Ce sera l'un des objectifs majeurs du prochain ministre de la Santé : rééquilibrer enfin les comptes de l'ensemble des branches de la Sécurité sociale (maladie, vieillesse, famille, accidents du travail/maladies professionnelles) qui ont affiché un déficit de 18,6 milliards d'euros en 2011. Il devrait reculer à 6 milliards cette année selon les prévisions du projet de loi de finances de la sécurité sociale 2012.
Un chiffre à comparer aux 170 milliards de dépenses sociales qui seront engagées cette année. « Certes, ce déficit n'est pas finalement pas si élevé en valeur absolue. Mais il pose la question suivante : peut-on se satisfaire de la situation actuelle qui voit les dépenses de la Sécu et en particulier celles liés à la santé, progresser plus vite que la production de richesses de la Nation», s'interroge Denis Piveteau, conseiller d'Etat et président du Haut conseil pour l'avenir de l'assurance maladie (HCAAM), invité dans le cadre des « Auditions Privées » organisées par le magazine Décision Santé,
Pour y parvenir, et à condition de ne pas remettre en cause le principe de solidarité nationale consistant à rembourser les soins de santé indifféremment du niveau de revenus des malades, les options ne sont pas si nombreuses.

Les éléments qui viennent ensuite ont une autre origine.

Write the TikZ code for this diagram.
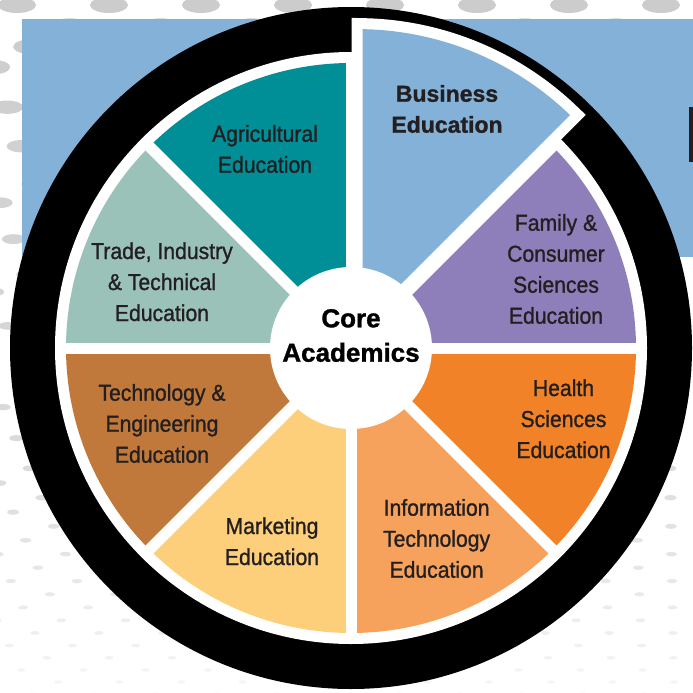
\documentclass[tikz,border=0pt]{standalone}
\usepackage{fontspec}
\setmainfont{Liberation Sans}
\newfontfamily\condfont[FakeStretch=0.92,FakeBold=1.1]{Liberation Sans}
\newfontfamily\heavyfont[FakeBold=1.2]{Liberation Sans}
\definecolor{txt}{HTML}{231F20}
\definecolor{bgblue}{HTML}{84B1D8}
\definecolor{cBiz}{HTML}{84B1D8}
\definecolor{cFam}{HTML}{8E7FBA}
\definecolor{cHea}{HTML}{F28228}
\definecolor{cInf}{HTML}{F6A25D}
\definecolor{cMar}{HTML}{FDCF7B}
\definecolor{cTec}{HTML}{C0793A}
\definecolor{cTra}{HTML}{9BC2B9}
\definecolor{cAgr}{HTML}{008E97}
\newcommand\stk[1]{\vtop{\halign{\hfil##\hfil\cr#1\crcr}}}
\begin{document}
\begin{tikzpicture}[x=1pt,y=-1pt,
  lbl/.style={anchor=base,inner sep=0pt,text=txt,font=\condfont\fontsize{23}{31}\selectfont},
  boldlbl/.style={anchor=base,inner sep=0pt,text=txt,font=\heavyfont\bfseries\fontsize{23}{31}\selectfont},
  corelbl/.style={anchor=base,inner sep=0pt,text=black,font=\heavyfont\bfseries\fontsize{26}{34.4}\selectfont},
  gapline/.style={white,line width=11pt}]
\useasboundingbox (0,0) rectangle (693,693);
\fill[white] (0,0) rectangle (693,693);
% halftone dots
\foreach \yy [count=\k] in {5,26,46.7,67.1,87.3,107.2,126.8,146.2,165.3,184.1,202.7,221,239.1,256.9,274.5,291.9,309,325.9,342.6,359.1,375.3,391.3,407.1,422.7,438.1,453.3,468.3,483.1,497.7,512.1,526.3,540.3,554.1,567.7,581.1,594.3,607.4,620.3,633,645.5,657.8,670,682,694}{
  \pgfmathsetmacro\s{1-0.000493*(\yy-5)}
  \pgfmathsetmacro\rx{\yy<360 ? 19-0.031*(\yy-5) : 8-0.0125*(\yy-360)}
  \pgfmathsetmacro\ry{0.42*\rx}
  \pgfmathsetmacro\gr{\yy<470 ? 20-0.0129*(\yy-5) : 14-0.0476*(\yy-470)}
  \pgfmathsetmacro\off{mod(\k+1,2)*46}
  \foreach \n in {-6,...,9}{
    \pgfmathsetmacro\xx{700+(-683+92*\n+\off)*\s}
    \fill[black!\gr] (\xx,\yy) ellipse[x radius=\rx, y radius=\ry];
  }
}
% blue band and bar
\fill[bgblue] (22,19) rectangle (693,257);
\fill[txt] (689,107) rectangle (693,162);
% wheel
\coordinate (c) at (351,348);
\fill[black] (c) circle[radius=341];
\fill[white] (c) circle[radius=296];
\fill[cFam] (c) -- ++(-45:285) arc[start angle=-45,end angle=0,radius=285] -- cycle;
\fill[cHea] (c) -- ++(0:285) arc[start angle=0,end angle=45,radius=285] -- cycle;
\fill[cInf] (c) -- ++(45:285) arc[start angle=45,end angle=90,radius=285] -- cycle;
\fill[cMar] (c) -- ++(90:285) arc[start angle=90,end angle=135,radius=285] -- cycle;
\fill[cTec] (c) -- ++(135:285) arc[start angle=135,end angle=180,radius=285] -- cycle;
\fill[cTra] (c) -- ++(180:285) arc[start angle=180,end angle=225,radius=285] -- cycle;
\fill[cAgr] (c) -- ++(225:285) arc[start angle=225,end angle=270,radius=285] -- cycle;
\foreach \a in {0,45,...,315}{\draw[gapline] (c) -- ++(\a:291);}
% exploded business segment
\fill[cBiz,preaction={draw=white,line width=22pt,line join=miter}]
  (362.7,322.3) -- (362.7,29.15) arc[start angle=-88.97,end angle=-46.03,radius=306.5] -- cycle;
% centre
\node[circle,fill=white,minimum size=162pt,inner sep=0pt] (core) at (c) {};
\node[corelbl] (coretxt) at (351,327.3) {\stk{Core\cr Academics}};
% labels
\node[boldlbl] (biz) at (447,101.7) {\stk{Business\cr Education}};
\node[lbl] (fam) at (556,230.7) {\stk{Family \&\cr Consumer\cr Sciences\cr Education}};
\node[lbl] (hea) at (563.5,396) {\stk{Health\cr Sciences\cr Education}};
\node[lbl] (inf) at (436.6,515.7) {\stk{Information\cr Technology\cr Education}};
\node[lbl] (mar) at (272,534) {\stk{Marketing\cr Education}};
\node[lbl] (tec) at (162,400.7) {\stk{Technology \&\cr Engineering\cr Education}};
\node[lbl] (tra) at (162,259) {\stk{Trade, Industry\cr \& Technical\cr Education}};
\node[lbl] (agr) at (265,141.7) {\stk{Agricultural\cr Education}};
\end{tikzpicture}
\end{document}
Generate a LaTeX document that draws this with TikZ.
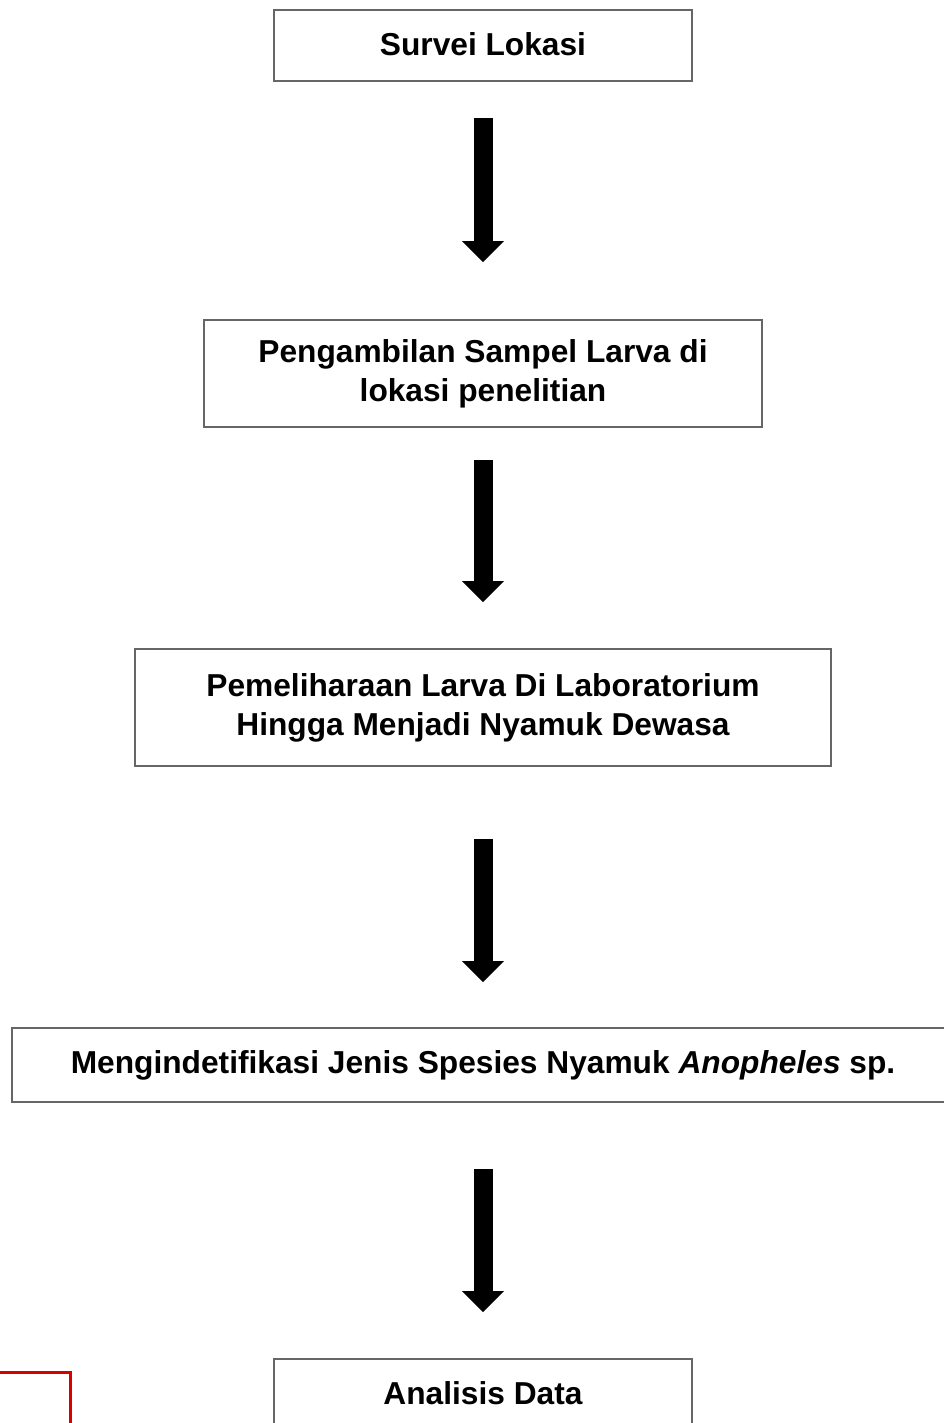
\documentclass[tikz,border=0pt]{standalone}
\usepackage{fontspec}
\setmainfont{Liberation Sans}
\usepackage{tikz}
\usetikzlibrary{positioning, arrows.meta}

\begin{document}
\begin{tikzpicture}[x=1pt, y=-1pt,
    stepbox/.style={draw=black!60, line width=1.6pt, fill=white, align=center, inner sep=0pt,
        font=\fontsize{31.7}{39}\selectfont\bfseries},
    flowarrow/.style={line width=19pt, -{Triangle[width=42pt, length=21pt, line width=0pt]}}]
    \useasboundingbox (0, 0) rectangle (943, 1423);

    \node[stepbox, minimum width=418pt, minimum height=71pt] (survei) at (483, 45.5) {\raisebox{3pt}{Survei Lokasi}};
    \node[stepbox, minimum width=558pt, minimum height=107pt] (sampel) at (483, 373.5) {Pengambilan Sampel Larva di\\lokasi penelitian};
    \node[stepbox, minimum width=696pt, minimum height=117pt] (pelihara) at (483, 707.5) {\raisebox{3pt}{Pemeliharaan Larva Di Laboratorium}\\\raisebox{3pt}{Hingga Menjadi Nyamuk Dewasa}};
    \node[stepbox, minimum width=942pt, minimum height=74pt] (identifikasi) at (483, 1065) {Mengindetifikasi Jenis Spesies Nyamuk \textit{Anopheles} sp.};
    \node[stepbox, minimum width=418pt, minimum height=71pt] (analisis) at (483, 1394.5) {\raisebox{3pt}{Analisis Data}};

    % potongan kotak merah di pojok kiri bawah
    \node[draw=red!85!black, line width=3pt, minimum width=72pt, minimum height=70pt, inner sep=0pt] (merah) at (34, 1407) {};

    \draw[flowarrow, shorten <=36pt, shorten >=57pt] (survei) -- (sampel);
    \draw[flowarrow, shorten <=32pt, shorten >=46pt] (sampel) -- (pelihara);
    \draw[flowarrow, shorten <=72pt, shorten >=45pt] (pelihara) -- (identifikasi);
    \draw[flowarrow, shorten <=66pt, shorten >=46pt] (identifikasi) -- (analisis);
\end{tikzpicture}
\end{document}
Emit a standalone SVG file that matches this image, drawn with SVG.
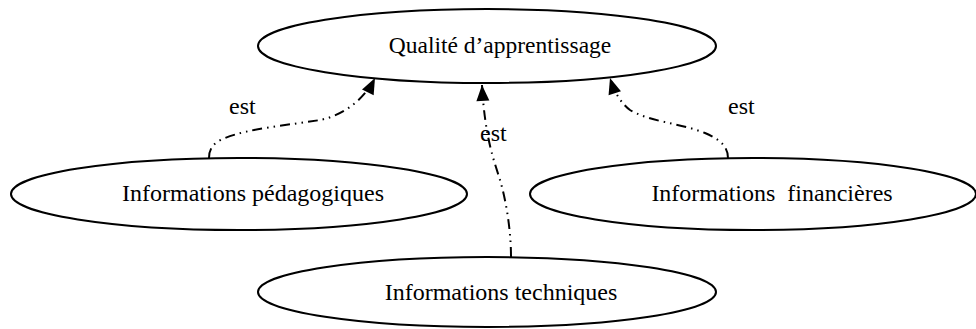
<svg xmlns="http://www.w3.org/2000/svg" width="976" height="329" viewBox="0 0 976 329">
<style>
.node ellipse{fill:#fff;stroke:#000;stroke-width:2}
.node text{font-family:"Liberation Serif","Times New Roman",serif;font-size:24px;fill:#000;text-anchor:middle}
.edge{fill:none;stroke:#000;stroke-width:2;stroke-dasharray:10,5,1.5,5,1.5,5}
.lbl{font-family:"Liberation Serif","Times New Roman",serif;font-size:24px;fill:#000}
</style>
<defs>
<marker id="arr" markerUnits="userSpaceOnUse" markerWidth="18" markerHeight="14" refX="16" refY="6.5" orient="auto" overflow="visible">
<path d="M0,0 L16,6.5 L0,13 z" fill="#000"/>
</marker>
</defs>
<rect width="976" height="329" fill="#fff"/>
<g id="n-qualite" class="node">
<ellipse cx="487" cy="46" rx="229" ry="37"/>
<text x="500" y="53" style="font-size:23.5px">Qualité d’apprentissage</text>
</g>
<g id="n-pedagogiques" class="node">
<ellipse cx="239" cy="194" rx="228" ry="36"/>
<text x="253" y="201">Informations pédagogiques</text>
</g>
<g id="n-financieres" class="node">
<ellipse cx="753" cy="194" rx="223" ry="36"/>
<text x="772" y="201" xml:space="preserve">Informations  financières</text>
</g>
<g id="n-techniques" class="node">
<ellipse cx="487" cy="292" rx="229" ry="35"/>
<text x="501" y="300">Informations techniques</text>
</g>
<g id="connectors">
<path class="edge" d="M209,158 C209,150 212,143 225,138 C250,128 290,125 320,120 C345,115 365,98 375,78" marker-end="url(#arr)"/>
<path class="edge" d="M511,257 C511,230 506,200 500,180 C495,163 485,140 482,85" marker-end="url(#arr)"/>
<path class="edge" d="M728,158 C728,148 722,140 705,133 C680,123 650,122 630,110 C622,104 615,94 610,78" marker-end="url(#arr)"/>
<text class="lbl" x="229" y="114">est</text>
<text class="lbl" x="480" y="141">est</text>
<text class="lbl" x="728" y="114">est</text>
</g>
</svg>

Les maladies chroniques et mes poly-pathologies dans le viseur
« Pour maîtriser les dépenses de soins, il faut essentiellement contrôler celles liées aux maladies chroniques et aux poly-pathologies dont souffrent un nombre grandissant de patients, essentiellement les personnes âgées. Ce sont celles qui progressent le plus vite et qui coûtent le plus cher à la collectivité », explique le conseiller d'Etat, reprenant les pistes évoquées par le HCAAM dans un rapport dévoilé de 22 mars. Un coût qui devrait continuer à progresser au cours des prochaines années en raison du vieillissement de la population. Actuellement, 15 millions de personnes, soit 20% de la population française souffrent de maladies chroniques. La moitié d'entre elles bénéficient d'un remboursement à 100% de leurs soins dans le cadre du dispositif de l'affection longue durée (ALD), ce qui représente un coût de 84 milliards d'euros.
Le HCAAM suggère de totalement repenser le parcours de soins. Comment ? En se reposant sur le trio constitué de la médecine de proximité, de l'hôpital et des services sociaux. « La coordination soignante relève par nature de la médecine de proximité. Et c'est à l'hôpital de lui fournir, au bon moment, l'apport puissant de compétences cliniques et techniques dont le « parcours » d'un malade peut avoir besoin », explique le rapport de l'HCAAM.
Pour le HCAAM, l'optimisation du « parcours » de soins doit donc conduire à des séjours d'hospitalisation complète qui soient, aussi bien dans l'intérêt du malade que pour la mobilisation optimale des équipes hospitalières, les plus proches possibles du « juste soin ». Dans bien des cas, cette méthode devrait conduire à des séjours moins nombreux, moins longs ou moins répétés, et moins souvent provoqués par une situation d'urgence. Le secteur médicosocial et les professionnels libéraux prendraient ensuite le relais pour assurer les soins de ville, moins coûteux que les soins hospitaliers, les services de soins de suite et de réadaptation ou d'hospitalisation à domicile, pour obtenir des places en hébergement temporaire ou permanent en EHPAD notamment.
Le rôle des agences régionales de santé
Cette mission de coordination n'était-elle pas initialement dévolu aux Agences régionales de santé (ARS) ? Effectivement. Mais il faudrait qu'elles disposent de plus de libertés, de plus d'autonomie pour pouvoir utiliser au mieux localement les crédits alloués par le ministère au niveau national. Si certains membres des 66 membres du HCAAM rappellent leur opposition à la construction actuelle des ARS, celles-ci offrent, aux yeux de la très grande majorité des membres, une opportunité qui doit être saisie. « Les ARS doivent avoir les moyens de devenir les acteurs et les animateurs de cette coordination des soins, sur la base de « territoires de santé » qui intègrent les contraintes très concrètes d'habitude de vie et de déplacement, en lien étroit avec les collectivités territoriales chargées de l'aide Sociale », souhaitent la majorité d'entre eux.
Le chantier est ambitieux. Ne serait-il pas plus simple de recourir à la fiscalité pour financer la progression des dépenses sociales ? « Ce serait la solution la plus rapide. Mais elle serait injuste. On ne peut pas continuer à augmenter le taux des prélèvements obligatoires sans tenter de rationaliser l'offre de soins. Par ailleurs, l'Etat a d'autres priorités, notamment en matière de logement, de transport, d'éducation qui sont toutes aussi urgentes à régler », estime Denis Piveteau.